Sementara terkait banyaknya persoalan dengan besarnya Silpa dalam kaitannya dengan besarnya tingkat kemiskinan di Jatim. FPD memahami dengan baik penjelasan Gubernur, bahwa tingkat kemiskinan Jatim 2018 sebagaimana data BPS bulan Maret 2018 sebanyak 4.332,59 ribu jiwa (10,98 persen) turun menjadi 4.292,15 ribu jiwa (10,85 persen) pada bulan September 2018.   

"Dapat diartikan bahwa APBD tahun anggaran 2018 menjadi stimulus untuk penurunan tingkat kemiskinan di Jatim," kata politisi asal Kediri.
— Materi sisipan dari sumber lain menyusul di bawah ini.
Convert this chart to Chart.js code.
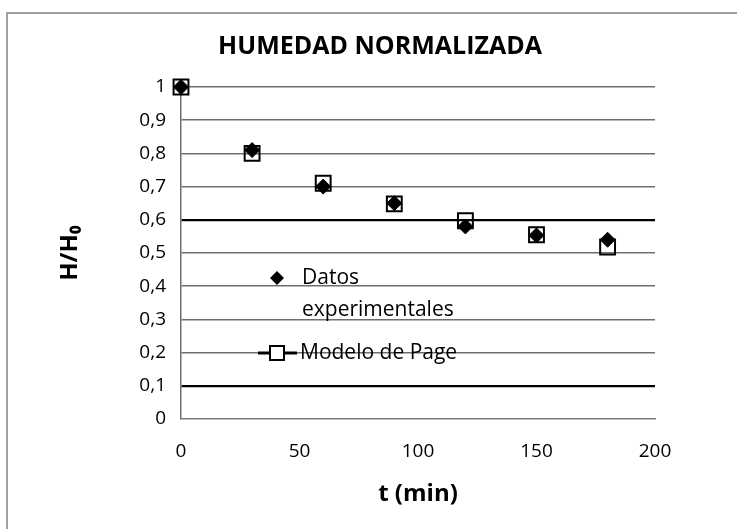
<!DOCTYPE html>
<html>
<head>
<meta charset="utf-8">
<script src="https://cdn.jsdelivr.net/npm/chart.js@4/dist/chart.umd.min.js"></script>
<style>
html,body{margin:0;padding:0;background:#fff;}
#wrap{width:737px;height:529px;position:relative;}
</style>
</head>
<body>
<div id="wrap"><canvas id="c" width="737" height="529"></canvas></div>
<script>
// ---- data ----
const chartTitle = "HUMEDAD NORMALIZADA";
const xTitle = "t (min)";
const yTitle = "H/H\u2080";
const times = [0, 30, 60, 90, 120, 150, 180];
const datosExperimentales = [1.0, 0.81, 0.70, 0.65, 0.58, 0.553, 0.54];
const modeloPage = [1.0, 0.80, 0.71, 0.648, 0.597, 0.555, 0.518];
const seriesNames = ["Datos experimentales", "Modelo de Page"];
const legendLines = [["Datos", "experimentales"], ["Modelo de Page"]];

const FONT = "'Open Sans', 'Liberation Sans', sans-serif";

function toPoints(xs, ys) { return xs.map((x, i) => ({ x: x, y: ys[i] })); }

const framePlugin = {
  id: 'frame',
  beforeDraw(chart) {
    const ctx = chart.ctx;
    ctx.save();
    ctx.fillStyle = '#fff';
    ctx.fillRect(0, 0, chart.width, chart.height);
    ctx.strokeStyle = '#808080';
    ctx.lineWidth = 1.5;
    ctx.beginPath();
    ctx.moveTo(7, chart.height);
    ctx.lineTo(7, 13);
    ctx.lineTo(chart.width, 13);
    ctx.stroke();
    // chart title
    ctx.fillStyle = '#000';
    ctx.font = "bold 25px " + FONT;
    ctx.textAlign = 'center';
    ctx.textBaseline = 'middle';
    ctx.fillText(chartTitle, 380, 47);
    ctx.restore();
  }
};

const legendPlugin = {
  id: 'innerLegend',
  afterDatasetsDraw(chart) {
    const ctx = chart.ctx;
    ctx.save();
    ctx.font = "21px " + FONT;
    ctx.fillStyle = '#000';
    ctx.textBaseline = 'middle';
    ctx.textAlign = 'left';
    // series 1: diamond
    const dx = 277, dy = 278, r = 7;
    ctx.beginPath();
    ctx.moveTo(dx, dy - r); ctx.lineTo(dx + r, dy); ctx.lineTo(dx, dy + r); ctx.lineTo(dx - r, dy);
    ctx.closePath(); ctx.fill();
    ctx.fillText(legendLines[0][0], 302, 278);
    ctx.fillText(legendLines[0][1], 302, 310);
    // series 2: line + square
    ctx.strokeStyle = '#000';
    ctx.lineWidth = 3;
    ctx.beginPath(); ctx.moveTo(258, 353); ctx.lineTo(297, 353); ctx.stroke();
    ctx.fillStyle = '#fff';
    ctx.fillRect(270, 346, 14, 14);
    ctx.lineWidth = 2;
    ctx.strokeRect(270, 346, 14, 14);
    ctx.fillStyle = '#000';
    ctx.fillText(legendLines[1][0], 300, 353);
    ctx.restore();
  }
};

new Chart(document.getElementById('c'), {
  type: 'scatter',
  data: {
    datasets: [
      {
        label: seriesNames[0],
        data: toPoints(times, datosExperimentales),
        pointStyle: 'rectRot',
        pointRadius: 7.5,
        pointHoverRadius: 7.5,
        backgroundColor: '#000',
        borderColor: '#000',
        borderWidth: 1,
        showLine: false,
        clip: false
      },
      {
        label: seriesNames[1],
        data: toPoints(times, modeloPage),
        pointStyle: 'rect',
        pointRadius: 10.5,
        pointHoverRadius: 10.5,
        backgroundColor: 'rgba(0,0,0,0)',
        borderColor: '#000',
        borderWidth: 2,
        showLine: false,
        clip: false
      }
    ]
  },
  options: {
    responsive: false,
    animation: false,
    events: [],
    layout: { padding: { left: 0, right: 82, top: 87, bottom: 0 } },
    plugins: {
      legend: { display: false },
      tooltip: { enabled: false },
      title: { display: false }
    },
    scales: {
      x: {
        type: 'linear',
        min: 0, max: 200,
        ticks: { stepSize: 50, color: '#000', font: { family: FONT, size: 19 }, padding: 21 },
        grid: { display: false, drawTicks: false },
        border: { display: true, color: '#7a7a7a', width: 1.5 },
        title: { display: true, text: xTitle, color: '#000', font: { family: FONT, size: 24, weight: 'bold' }, padding: { top: 0, bottom: 20 } },
        afterFit(scale) { scale.height = 110; }
      },
      y: {
        min: 0, max: 1,
        ticks: {
          stepSize: 0.1, color: '#000', font: { family: FONT, size: 19 }, padding: 15,
          callback: (v) => (Math.abs(v) < 1e-9 ? '0' : Math.abs(v - 1) < 1e-9 ? '1' : v.toFixed(1).replace('.', ','))
        },
        grid: {
          drawTicks: false,
          color: (c) => { const v = c.tick ? Math.round(c.tick.value * 10) : -1; return (v === 1 || v === 6) ? '#000' : '#6e6e6e'; },
          lineWidth: (c) => { const v = c.tick ? Math.round(c.tick.value * 10) : -1; return v === 0 ? 0 : ((v === 1 || v === 6) ? 2.2 : 1.5); }
        },
        border: { display: true, color: '#6e6e6e', width: 1.5 },
        title: { display: true, text: yTitle, color: '#000', font: { family: FONT, size: 24, weight: 'bold' }, padding: { top: 56, bottom: 0 } },
        afterFit(scale) { scale.width = 181; }
      }
    }
  },
  plugins: [framePlugin, legendPlugin]
});
</script>
</body>
</html>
Pihaknya juga memberikan masukan untuk langkah-langkah perbaikan yang harus dilakukan ke depan, diantaranya ; perbaikan regulasi dengan melakukan singkronisasi ketentuan pusat dengan kondisi daerah Jatim di bidang keuangan yang lebih menjamin keberlanjutan kebijakan keuangan.

"Makanya harus ada kebijakan antisipatoris menghadapi kebijakan pusat yang dapat mengganggu pelaksanaan APBD, terutama dalam masa transisi kebijakan keuangan oleh pemerintah hasil Pilpres 17 April 2019 yang dilantik pada 20 Oktober 2019 mendatang," tegas Subianto.

Selain itu, penguatan SDM bidang keuangan untuk melakukan pengelolaan keuangan daerah yang sejalan dengan prinsip-prinsip god governance dan visi besar Gubernur yakni, terwujudnya masyarakat Jatim yang adil, sejahtera, unggul dan berakhlak dengan tata kelola pemerintahan yang partisipatoris inklusif melaluli kerja bersama dan semangat gotong royong.

Kemudian pemanfaatan TI di bidang pengelolaan keuangan daerah yang telah dilakukan untuk dilakukan dan diperluas penggunaannya agar program e-Government dapat terealisir sesuai dengan harapan kita bersama dalam kerangka Nawa Bhakti Satya, terutama bahkti ke-8 dalam program Jatim Amanah yakni menyelenggarakan pemerintah yang bersih, efektif dan anti korupsi.

Terakhir, kata Subianto pelaksanaan pengawasan yang partisipatoris dalam artian publik harus diberi ruang berpartisipasi agar terwujud penyelenggaraan pemerintahan yang terkontrol oleh masyarakat secara berkesinambungan.

"Kontrol adalah bagian dari penegakan demokrasi dalam pelaksanaan APBD. Disinilah betapa pentingnya setiap triwulan ada semacam financial progress report penyerapan anggaran dan capaian kinerja dari masing-masing OPD-BUMD agar dapat dipantau kinerja secara tepat, akurat dan manfaat bagi kesejahteraan rakyat," jelasnya.

"Akhirnya, dengan mengucap Bismillahirrahmanirrahim dapat menerima laporan pertanggungjawaban pelaksanaan APBD tahun anggaran 2018 dan menyetujui Raperda Jatim nomor ..... Tahun 2019 tentang Pertanggungjawaban Pelaksanaan APBD Provinsi Jatim Tahun Anggaran 2018, menjadi Perda," pungkas Subianto.